# Requirement:
Copy the material that follows word for word and omit its pictures.
— begin Provided material —
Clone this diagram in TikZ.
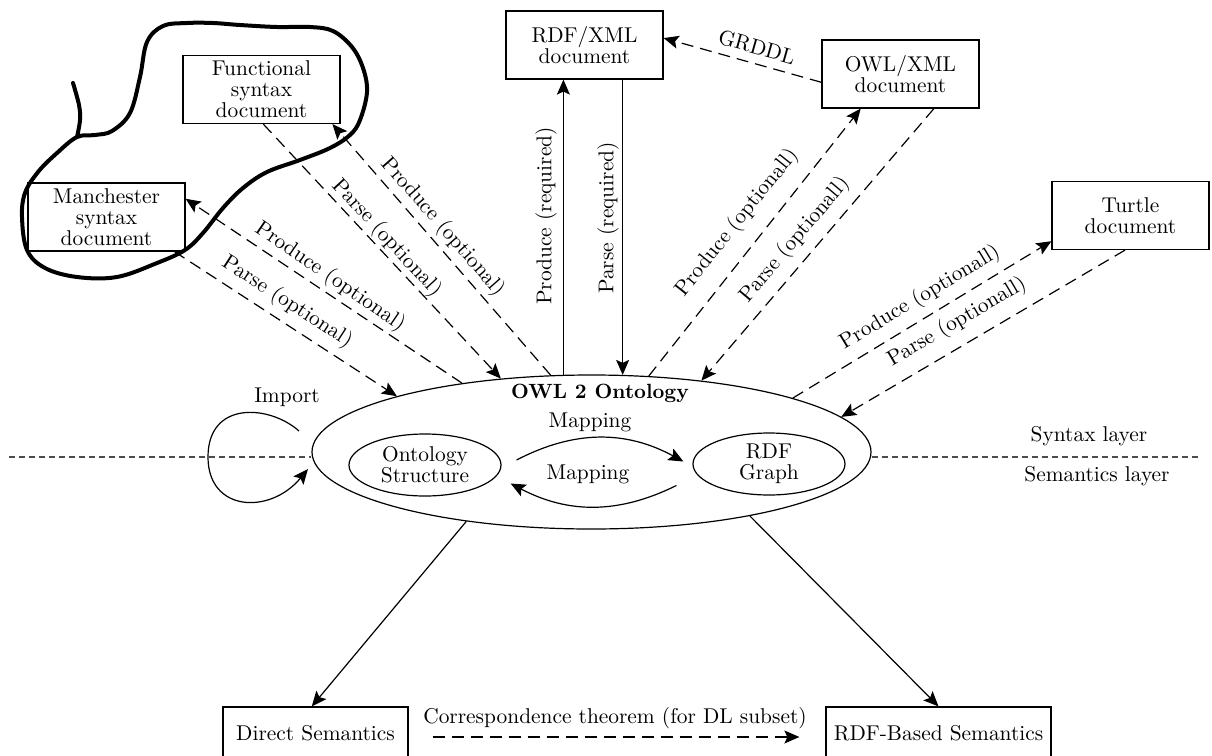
\documentclass[tikz,border=0pt]{standalone}
\usepackage{fontspec}
\setmainfont{Latin Modern Roman}
\usetikzlibrary{shapes.geometric,arrows.meta}
\begin{document}
\begin{tikzpicture}[x=0.5pt,y=-0.5pt,
  font=\fontsize{10.7}{10.5}\selectfont,
  box/.style={draw, line width=0.6pt, rectangle, inner sep=0pt, align=center,
    minimum width=78.5pt, minimum height=34pt},
  arr/.style={-{Stealth[length=7.5pt,width=6.5pt,inset=1.5pt]}, line width=0.6pt},
  dsh/.style={dash pattern=on 6pt off 3.5pt},
  lbl/.style={inner sep=0pt},
  layer/.style={draw=black!70, line width=0.75pt, dash pattern=on 3pt off 2pt},
  blob/.style={line width=2pt, line join=round, line cap=round},
  inner/.style={draw, ellipse, line width=0.6pt, inner sep=0pt, align=center,
    minimum width=76pt, minimum height=31pt}]
\useasboundingbox (0,0) rectangle (1212,756);
\clip (0,0) rectangle (1212,756);

% freehand outline
\draw[blob] plot[smooth, tension=0.6] coordinates {(73,83) (79,105) (80,120) (77,137)};
\draw[blob] plot[smooth cycle, tension=0.6] coordinates {(77,137) (95,135) (112,131) (130,113) (140,77) (147,42) (163,26) (187,23) (213,23) (240,25) (277,27) (310,27) (333,31) (352,47) (363,68) (367,92) (360,120) (350,135) (330,148) (300,160) (267,172) (243,188) (223,208) (203,233) (185,250) (157,263) (117,277) (77,277) (45,268) (27,250) (22,217) (25,193) (38,172) (57,153)};

% boxes
\node[box] (manch) at (106.5,217) {Manchester\\syntax\\document};
\node[box] (func) at (261.5,89.5) {Functional\\syntax\\document};
\node[box] (rdfxml) at (584.5,45) {RDF/XML\\document};
\node[box] (owlxml) at (900.5,74) {OWL/XML\\document};
\node[box] (turtle) at (1130.5,215.5) {Turtle\\document};
\node[box, minimum width=92.5pt, minimum height=26pt] (direct) at (315.5,733) {Direct Semantics};
\node[box, minimum width=112.5pt, minimum height=26pt] (rdfsem) at (938.5,733) {RDF-Based Semantics};

% ontology
\node[draw, ellipse, minimum width=279.5pt, minimum height=77pt, inner sep=0pt, line width=0.6pt] (owl) at (591.5,452) {};
\node[font=\fontsize{10.3}{10}\selectfont\bfseries] (owlt) at (600,393) {OWL 2 Ontology};
\node (map1) at (590,422) {Mapping};
\node (map2) at (588,474) {Mapping};
\node[inner] (ostr) at (425,465) {Ontology\\Structure};
\node[inner] (rdfg) at (769,464) {RDF\\Graph};
\draw[arr] ([xshift=7.5pt,yshift=2.5pt]ostr.east) to[bend left=28] ([xshift=-4.5pt,yshift=1.25pt]rdfg.west);
\draw[arr] ([xshift=-8pt,yshift=-10.75pt]rdfg.west) to[bend left=27] ([xshift=4.5pt,yshift=-9.25pt]ostr.east);

% layers
\coordinate (lleft) at (9,457);
\coordinate (lright) at (1200,457);
\draw[layer] (lleft) -- (lleft -| owl.west);
\draw[layer] (lright -| owl.east) -- (lright);
\node (syn) at (1089,436) {Syntax layer};
\node (sem) at (1097,476) {Semantics layer};

% import loop
\coordinate (imps) at (299,431);
\coordinate (impe) at (308,469);
\draw[arr] (imps) .. controls (270,405) and (208,400) .. (208,457) .. controls (208,512) and (270,515) .. (impe);
\node (imp) at (287,397) {Import};

% Manchester
\draw[arr,dsh] (owl.152.8) -- (manch.13.6);
\draw[arr,dsh] (manch.-27) -- (owl.164.1);
\node[lbl, rotate=-34.4] (lp1) at (330,277) {Produce (optional)};
\node[lbl, rotate=-33] (lp2) at (287,302) {Parse (optional)};

% Functional
\draw[arr,dsh] (func.-87) -- (owl.141.6);
\draw[arr,dsh] (owl.118.8) -- (func.-26.7);
\node[lbl, rotate=-47.4] (lp3) at (387,238) {Parse (optional)};
\node[lbl, rotate=-48.7] (lp4) at (443,227) {Produce (optional)};

% RDF/XML
\draw[arr] (owl.110.3) -- (owl.110.3 |- rdfxml.south);
\draw[arr] (rdfxml.south -| owl.68.4) -- (owl.68.4);
\node[lbl, rotate=90] (lp5) at (546,216) {Produce (required)};
\node[lbl, rotate=90] (lp6) at (608,218) {Parse (required)};

% GRDDL
\draw[arr,dsh] (owlxml.186.5) -- (rdfxml.5.1);
\node[lbl, rotate=-15.8] (lg) at (757,47) {GRDDL};

% OWL/XML
\draw[arr,dsh] (owl.53.7) -- (owlxml.221.4);
\draw[arr,dsh] (owlxml.-46.3) -- (owl.33.1);
\node[lbl, rotate=51.3] (lp7) at (737,223) {Produce (optionall)};
\node[lbl, rotate=49.8] (lp8) at (795,240) {Parse (optionall)};

% Turtle
\draw[arr,dsh] (owl.15.1) -- (turtle.198.65);
\draw[arr,dsh] (turtle.261) -- (owl.8.4);
\node[lbl, rotate=31.1] (lp9) at (920,298) {Produce (optionall)};
\node[lbl, rotate=30.3] (lp10) at (957,322) {Parse (optionall)};

% semantics
\draw[arr] (owl.209.4) -- (direct.98);
\draw[arr] (owl.338.3) -- (rdfsem.north);
\draw[arr,dsh] ([xshift=12pt,yshift=-2pt]direct.east) -- ([xshift=-13pt,yshift=-2pt]rdfsem.west);
\node (corr) at (615,718) {Correspondence theorem (for DL subset)};
\end{tikzpicture}
\end{document}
— end Provided material —
# Result:
Clone this diagram in TikZ.
\documentclass[tikz,border=0pt]{standalone}
\usepackage{fontspec}
\setmainfont{Latin Modern Roman}
\usetikzlibrary{shapes.geometric,arrows.meta}
\begin{document}
\begin{tikzpicture}[x=0.5pt,y=-0.5pt,
  font=\fontsize{10.7}{10.5}\selectfont,
  box/.style={draw, line width=0.6pt, rectangle, inner sep=0pt, align=center,
    minimum width=78.5pt, minimum height=34pt},
  arr/.style={-{Stealth[length=7.5pt,width=6.5pt,inset=1.5pt]}, line width=0.6pt},
  dsh/.style={dash pattern=on 6pt off 3.5pt},
  lbl/.style={inner sep=0pt},
  layer/.style={draw=black!70, line width=0.75pt, dash pattern=on 3pt off 2pt},
  blob/.style={line width=2pt, line join=round, line cap=round},
  inner/.style={draw, ellipse, line width=0.6pt, inner sep=0pt, align=center,
    minimum width=76pt, minimum height=31pt}]
\useasboundingbox (0,0) rectangle (1212,756);
\clip (0,0) rectangle (1212,756);

% freehand outline
\draw[blob] plot[smooth, tension=0.6] coordinates {(73,83) (79,105) (80,120) (77,137)};
\draw[blob] plot[smooth cycle, tension=0.6] coordinates {(77,137) (95,135) (112,131) (130,113) (140,77) (147,42) (163,26) (187,23) (213,23) (240,25) (277,27) (310,27) (333,31) (352,47) (363,68) (367,92) (360,120) (350,135) (330,148) (300,160) (267,172) (243,188) (223,208) (203,233) (185,250) (157,263) (117,277) (77,277) (45,268) (27,250) (22,217) (25,193) (38,172) (57,153)};

% boxes
\node[box] (manch) at (106.5,217) {Manchester\\syntax\\document};
\node[box] (func) at (261.5,89.5) {Functional\\syntax\\document};
\node[box] (rdfxml) at (584.5,45) {RDF/XML\\document};
\node[box] (owlxml) at (900.5,74) {OWL/XML\\document};
\node[box] (turtle) at (1130.5,215.5) {Turtle\\document};
\node[box, minimum width=92.5pt, minimum height=26pt] (direct) at (315.5,733) {Direct Semantics};
\node[box, minimum width=112.5pt, minimum height=26pt] (rdfsem) at (938.5,733) {RDF-Based Semantics};

% ontology
\node[draw, ellipse, minimum width=279.5pt, minimum height=77pt, inner sep=0pt, line width=0.6pt] (owl) at (591.5,452) {};
\node[font=\fontsize{10.3}{10}\selectfont\bfseries] (owlt) at (600,393) {OWL 2 Ontology};
\node (map1) at (590,422) {Mapping};
\node (map2) at (588,474) {Mapping};
\node[inner] (ostr) at (425,465) {Ontology\\Structure};
\node[inner] (rdfg) at (769,464) {RDF\\Graph};
\draw[arr] ([xshift=7.5pt,yshift=2.5pt]ostr.east) to[bend left=28] ([xshift=-4.5pt,yshift=1.25pt]rdfg.west);
\draw[arr] ([xshift=-8pt,yshift=-10.75pt]rdfg.west) to[bend left=27] ([xshift=4.5pt,yshift=-9.25pt]ostr.east);

% layers
\coordinate (lleft) at (9,457);
\coordinate (lright) at (1200,457);
\draw[layer] (lleft) -- (lleft -| owl.west);
\draw[layer] (lright -| owl.east) -- (lright);
\node (syn) at (1089,436) {Syntax layer};
\node (sem) at (1097,476) {Semantics layer};

% import loop
\coordinate (imps) at (299,431);
\coordinate (impe) at (308,469);
\draw[arr] (imps) .. controls (270,405) and (208,400) .. (208,457) .. controls (208,512) and (270,515) .. (impe);
\node (imp) at (287,397) {Import};

% Manchester
\draw[arr,dsh] (owl.152.8) -- (manch.13.6);
\draw[arr,dsh] (manch.-27) -- (owl.164.1);
\node[lbl, rotate=-34.4] (lp1) at (330,277) {Produce (optional)};
\node[lbl, rotate=-33] (lp2) at (287,302) {Parse (optional)};

% Functional
\draw[arr,dsh] (func.-87) -- (owl.141.6);
\draw[arr,dsh] (owl.118.8) -- (func.-26.7);
\node[lbl, rotate=-47.4] (lp3) at (387,238) {Parse (optional)};
\node[lbl, rotate=-48.7] (lp4) at (443,227) {Produce (optional)};

% RDF/XML
\draw[arr] (owl.110.3) -- (owl.110.3 |- rdfxml.south);
\draw[arr] (rdfxml.south -| owl.68.4) -- (owl.68.4);
\node[lbl, rotate=90] (lp5) at (546,216) {Produce (required)};
\node[lbl, rotate=90] (lp6) at (608,218) {Parse (required)};

% GRDDL
\draw[arr,dsh] (owlxml.186.5) -- (rdfxml.5.1);
\node[lbl, rotate=-15.8] (lg) at (757,47) {GRDDL};

% OWL/XML
\draw[arr,dsh] (owl.53.7) -- (owlxml.221.4);
\draw[arr,dsh] (owlxml.-46.3) -- (owl.33.1);
\node[lbl, rotate=51.3] (lp7) at (737,223) {Produce (optionall)};
\node[lbl, rotate=49.8] (lp8) at (795,240) {Parse (optionall)};

% Turtle
\draw[arr,dsh] (owl.15.1) -- (turtle.198.65);
\draw[arr,dsh] (turtle.261) -- (owl.8.4);
\node[lbl, rotate=31.1] (lp9) at (920,298) {Produce (optionall)};
\node[lbl, rotate=30.3] (lp10) at (957,322) {Parse (optionall)};

% semantics
\draw[arr] (owl.209.4) -- (direct.98);
\draw[arr] (owl.338.3) -- (rdfsem.north);
\draw[arr,dsh] ([xshift=12pt,yshift=-2pt]direct.east) -- ([xshift=-13pt,yshift=-2pt]rdfsem.west);
\node (corr) at (615,718) {Correspondence theorem (for DL subset)};
\end{tikzpicture}
\end{document}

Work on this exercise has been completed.